*TO BE DONE*
Go through the entries below and collect each line with the string "this" in it.

*RECORDED DATA*
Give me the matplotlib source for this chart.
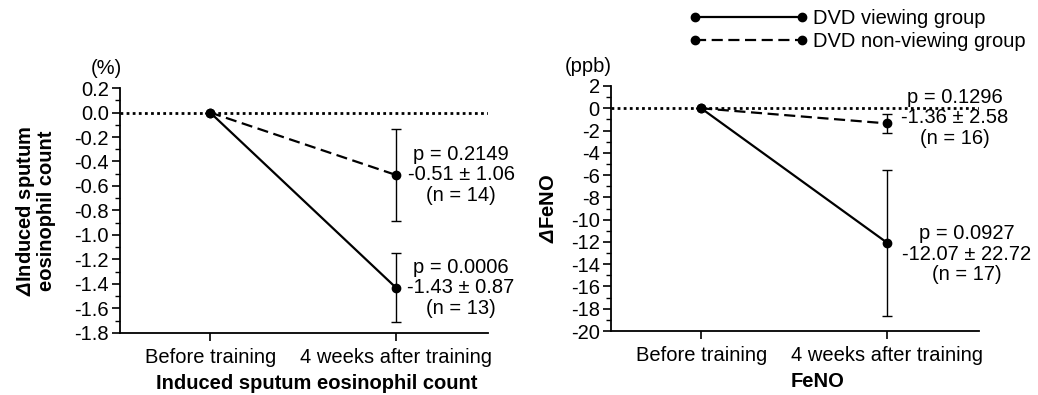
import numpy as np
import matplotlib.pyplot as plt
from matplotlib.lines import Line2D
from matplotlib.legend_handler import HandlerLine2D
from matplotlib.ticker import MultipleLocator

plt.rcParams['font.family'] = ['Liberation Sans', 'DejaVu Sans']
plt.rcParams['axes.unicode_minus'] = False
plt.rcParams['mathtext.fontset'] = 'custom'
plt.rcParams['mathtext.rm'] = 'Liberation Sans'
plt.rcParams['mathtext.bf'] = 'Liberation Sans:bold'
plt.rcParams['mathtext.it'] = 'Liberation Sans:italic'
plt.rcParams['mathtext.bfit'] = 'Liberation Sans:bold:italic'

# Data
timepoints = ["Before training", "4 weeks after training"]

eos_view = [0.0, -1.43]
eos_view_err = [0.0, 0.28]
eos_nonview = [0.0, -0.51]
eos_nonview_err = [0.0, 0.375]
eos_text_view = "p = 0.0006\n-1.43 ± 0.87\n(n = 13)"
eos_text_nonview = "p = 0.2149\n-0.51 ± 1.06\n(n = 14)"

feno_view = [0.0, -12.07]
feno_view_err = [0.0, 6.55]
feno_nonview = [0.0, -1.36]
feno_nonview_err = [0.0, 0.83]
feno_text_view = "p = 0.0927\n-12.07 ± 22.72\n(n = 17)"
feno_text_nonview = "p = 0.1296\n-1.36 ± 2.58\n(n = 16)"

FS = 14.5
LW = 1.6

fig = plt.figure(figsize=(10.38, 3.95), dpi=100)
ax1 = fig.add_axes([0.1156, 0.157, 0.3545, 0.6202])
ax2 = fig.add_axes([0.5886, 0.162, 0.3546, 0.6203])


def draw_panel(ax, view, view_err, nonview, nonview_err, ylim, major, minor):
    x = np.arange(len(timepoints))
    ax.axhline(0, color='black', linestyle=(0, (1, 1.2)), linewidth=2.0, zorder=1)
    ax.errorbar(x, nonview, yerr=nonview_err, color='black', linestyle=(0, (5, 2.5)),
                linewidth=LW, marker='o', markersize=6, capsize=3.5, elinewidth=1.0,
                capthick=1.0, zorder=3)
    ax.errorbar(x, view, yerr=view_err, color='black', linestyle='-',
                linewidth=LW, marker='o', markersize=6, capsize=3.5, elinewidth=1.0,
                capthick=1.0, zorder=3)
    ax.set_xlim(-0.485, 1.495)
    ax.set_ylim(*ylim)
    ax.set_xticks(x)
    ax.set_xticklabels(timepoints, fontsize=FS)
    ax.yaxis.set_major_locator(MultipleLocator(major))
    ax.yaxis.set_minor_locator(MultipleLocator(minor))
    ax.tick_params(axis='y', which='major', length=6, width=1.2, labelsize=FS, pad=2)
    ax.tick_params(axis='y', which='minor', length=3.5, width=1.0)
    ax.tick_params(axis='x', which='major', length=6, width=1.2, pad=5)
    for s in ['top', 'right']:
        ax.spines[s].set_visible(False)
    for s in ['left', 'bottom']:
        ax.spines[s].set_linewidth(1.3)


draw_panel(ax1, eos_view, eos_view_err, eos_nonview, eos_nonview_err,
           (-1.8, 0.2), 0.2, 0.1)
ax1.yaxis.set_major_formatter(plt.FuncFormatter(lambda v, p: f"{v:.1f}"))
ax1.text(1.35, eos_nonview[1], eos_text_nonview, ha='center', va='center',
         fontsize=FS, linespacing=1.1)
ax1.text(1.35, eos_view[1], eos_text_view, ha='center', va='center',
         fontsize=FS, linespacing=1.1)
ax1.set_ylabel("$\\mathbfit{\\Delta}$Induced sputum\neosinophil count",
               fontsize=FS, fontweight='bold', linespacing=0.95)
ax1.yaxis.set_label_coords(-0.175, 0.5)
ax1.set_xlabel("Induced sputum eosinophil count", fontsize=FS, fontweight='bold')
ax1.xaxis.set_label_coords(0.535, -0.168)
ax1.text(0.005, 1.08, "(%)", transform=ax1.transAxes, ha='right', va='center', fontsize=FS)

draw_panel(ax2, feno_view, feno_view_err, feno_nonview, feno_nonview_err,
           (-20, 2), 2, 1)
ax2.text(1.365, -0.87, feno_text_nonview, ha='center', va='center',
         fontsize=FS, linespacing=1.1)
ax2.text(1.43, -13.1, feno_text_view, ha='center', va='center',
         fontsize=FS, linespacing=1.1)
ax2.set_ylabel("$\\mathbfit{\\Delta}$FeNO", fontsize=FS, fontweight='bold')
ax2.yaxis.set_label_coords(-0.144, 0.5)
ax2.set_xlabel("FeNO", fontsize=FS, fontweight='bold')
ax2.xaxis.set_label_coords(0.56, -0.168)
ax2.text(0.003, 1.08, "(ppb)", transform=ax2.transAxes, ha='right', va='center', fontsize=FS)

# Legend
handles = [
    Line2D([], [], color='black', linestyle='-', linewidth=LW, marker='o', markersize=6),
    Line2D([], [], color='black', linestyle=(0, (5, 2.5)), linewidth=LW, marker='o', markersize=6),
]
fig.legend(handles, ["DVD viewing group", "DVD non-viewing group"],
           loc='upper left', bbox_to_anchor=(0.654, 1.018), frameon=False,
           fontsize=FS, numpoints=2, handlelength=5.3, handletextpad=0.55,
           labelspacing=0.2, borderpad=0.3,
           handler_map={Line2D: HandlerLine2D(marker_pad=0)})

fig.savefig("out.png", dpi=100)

---

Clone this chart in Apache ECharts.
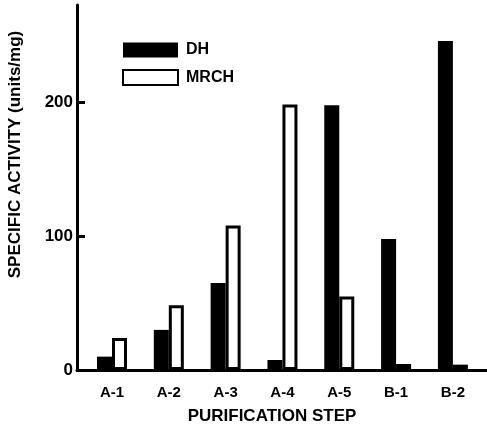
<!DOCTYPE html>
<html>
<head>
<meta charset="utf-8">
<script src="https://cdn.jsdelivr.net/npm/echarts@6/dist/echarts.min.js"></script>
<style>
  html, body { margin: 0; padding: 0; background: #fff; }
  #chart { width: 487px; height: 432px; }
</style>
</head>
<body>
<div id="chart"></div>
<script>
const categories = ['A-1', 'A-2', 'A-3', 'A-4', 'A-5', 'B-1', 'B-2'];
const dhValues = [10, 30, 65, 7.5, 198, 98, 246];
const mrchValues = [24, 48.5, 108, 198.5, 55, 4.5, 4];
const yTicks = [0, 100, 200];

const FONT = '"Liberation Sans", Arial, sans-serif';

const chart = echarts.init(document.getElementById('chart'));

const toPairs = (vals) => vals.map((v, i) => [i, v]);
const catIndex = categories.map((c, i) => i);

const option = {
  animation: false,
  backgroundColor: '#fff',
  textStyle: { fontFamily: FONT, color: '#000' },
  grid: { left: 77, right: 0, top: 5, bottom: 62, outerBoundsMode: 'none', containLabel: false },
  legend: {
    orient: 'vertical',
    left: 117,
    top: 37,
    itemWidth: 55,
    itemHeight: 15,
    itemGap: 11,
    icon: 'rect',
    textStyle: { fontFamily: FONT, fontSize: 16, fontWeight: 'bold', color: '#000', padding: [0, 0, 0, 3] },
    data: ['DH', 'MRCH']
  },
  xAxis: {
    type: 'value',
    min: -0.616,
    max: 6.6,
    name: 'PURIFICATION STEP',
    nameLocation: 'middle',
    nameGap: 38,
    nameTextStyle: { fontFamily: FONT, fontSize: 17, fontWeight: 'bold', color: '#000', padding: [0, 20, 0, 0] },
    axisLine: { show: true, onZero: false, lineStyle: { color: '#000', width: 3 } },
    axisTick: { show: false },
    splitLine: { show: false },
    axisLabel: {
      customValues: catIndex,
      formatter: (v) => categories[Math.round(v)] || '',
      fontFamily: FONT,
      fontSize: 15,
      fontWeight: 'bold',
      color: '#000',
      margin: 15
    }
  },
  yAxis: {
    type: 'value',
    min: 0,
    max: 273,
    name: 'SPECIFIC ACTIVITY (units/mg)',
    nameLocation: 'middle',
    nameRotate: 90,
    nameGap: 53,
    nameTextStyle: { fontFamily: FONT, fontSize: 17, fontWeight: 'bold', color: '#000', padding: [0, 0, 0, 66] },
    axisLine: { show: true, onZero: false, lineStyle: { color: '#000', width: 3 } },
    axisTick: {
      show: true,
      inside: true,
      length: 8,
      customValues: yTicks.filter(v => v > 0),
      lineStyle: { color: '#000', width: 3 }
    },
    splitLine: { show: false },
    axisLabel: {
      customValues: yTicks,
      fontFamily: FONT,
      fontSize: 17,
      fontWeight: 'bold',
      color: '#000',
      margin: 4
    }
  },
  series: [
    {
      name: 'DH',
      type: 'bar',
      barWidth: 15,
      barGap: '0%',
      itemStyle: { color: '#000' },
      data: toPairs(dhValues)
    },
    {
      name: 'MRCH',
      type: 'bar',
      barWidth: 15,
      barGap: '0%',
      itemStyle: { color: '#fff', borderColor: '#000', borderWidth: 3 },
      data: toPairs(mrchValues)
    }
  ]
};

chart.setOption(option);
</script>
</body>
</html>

*WORKED ANSWER*
Give me the matplotlib source for this chart.
Clone this chart in Apache ECharts.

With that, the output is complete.